I've written about Nikon's "lazy DX iteration" before. Indeed again last night when I posted my article about the D7100 announcement I implied it once again.
Some people think that's just an insult to Nikon, that I think Nikon doesn't know what it's doing. Well, yes and no. I believe Nikon knows exactly what it's doing. The real question is whether they should be doing more or not.
The DX DSLR line is the heart of Nikon's sales and profits. While they sell more Coolpix than DX DSLRs, they also do that across many more models and it takes a lot more promotion to push all those Coolpi boxes into users' hands. As the compact camera market continues collapsing, the problem of keeping the Coolpix lineup selling just gets tougher. But let's just use CIPA's numbers: 14m Coolpix at an ASP of US$99 is US$1.4 billion in sales. Probably not a huge profit margin there giving the dropping ASP. Let's assume for a moment that Nikon sold 1m Nikon 1's. That's US$343 million in sales. DSLRs? That then becomes US$2.5 billion in sales for Nikon at CIPA ASPs. And of that, most are still DX, despite last year's FX push.
To some degree, having a line that you iterate gently forward (lazy iteration) and which is a strong seller that doesn't take a lot of excess promotion to move is a good thing. Coupled with Nikon's strong DX DSLR user base, the scenario goes like this: you pick up some folk new to sophisticated cameras (newlyweds, first child, etc.), you get people replacing older DSLRs because the iteration eventually makes them feel left behind (or they dropped their old one off the side of their boat ;~); if you stay at the forefront of what's happening with DSLRs in general you pretty much keep your market position. A few you manage to upgrade to FX (last year, FX amounted to not quite 10% of Nikon's DSLR sales by my calculations).
But my challenges to Nikon are these:
- How does this strategy ever get you to take over the number one position from rival Canon as long as Canon does the same? Isn't that written in stone as a goal somewhere in the Tokyo offices, or did someone remove that rock?
- Where are the big breakthroughs that will propel Nikon ahead of the pack and make it clear that they're the only camera company looking out for the future of photography? After all, Nikon is the only Japanese camera company that's absolutely dependent upon cameras (75% of sales; the only one to have a majority of their sales in photography).
- Lazy iteration doesn't take a lot of engineering or even the top designers to do, so what is it that Nikon is doing with its best designers and engineering?

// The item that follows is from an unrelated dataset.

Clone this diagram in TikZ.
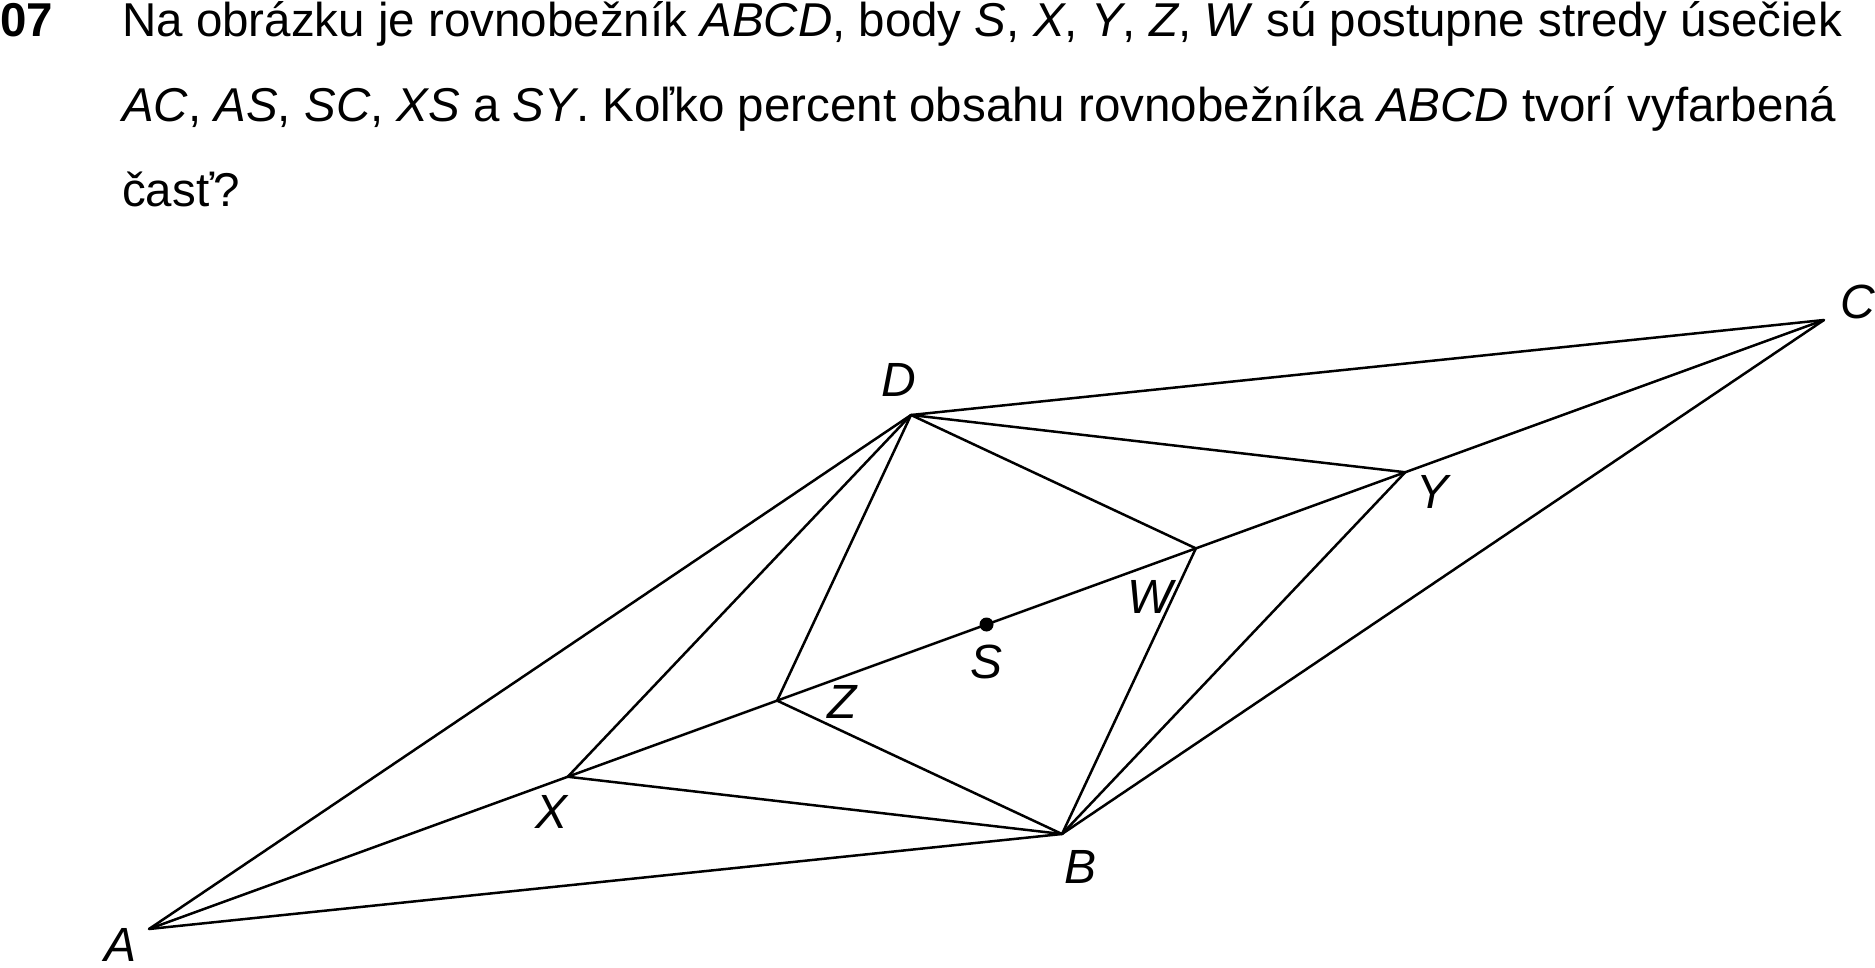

I'm perfectly happy with the D7100. It's almost exactly as I predicted it would be many, many months ago. It's a near perfect execution of the lazy iteration cycles Nikon has been using: more pixels, parts from upper models drifting downwards, a taste of something new (spot WB, more elaborate remote triggering). If Nikon carries this over and iterates the D300s, too, then the DX camera lineup does pretty much what it's been doing for the past decade. My usual recommendation still stands: upgrade every other cycle. So D90 users, your new chariot has arrived. D7000 users, hold pat for the time being. Either wait for the D7200 or the D400 if you really want to get bang for your buck in an upgrade cycle.
As I pointed out in DX Month last year, though, Nikon seems reluctant to put any investment in lenses for DX, which completely dilutes the iteration progression as far as I'm concerned. The 18-105mm was a great kit lens on the D90, a decent kit lens on the D7000, and I suspect will be slightly under the bar of where we want it for the D7100 (that's based upon an initial examination with the D5200). While we have the continued iteration happening in DX cameras, we basically have very little happening with DX lenses. We've had 26 DX cameras introduced in 14 years, and 17 DX lenses. How that doesn't get every DX user's immediate attention I don't know. Why Nikon thinks that's the right balance I don't know, either. Sure, you can put FX lenses on DX cameras, but then you're not getting the full benefit of buying DX.
Thus, the laziest part of Nikon's DX iteration process is easy to see: lenses. Given the three-year development cycle for new lenses, it appears that something changed in Nikon's thinking regarding DX lenses back in 2007 (warning bells sound: the year FX was launched, and the year in which the mirrorless rumors started). Since then, it looks to me that we've had only one DX lens enter development a year. Yet the DX body group is still iterating cameras in straight marching orders.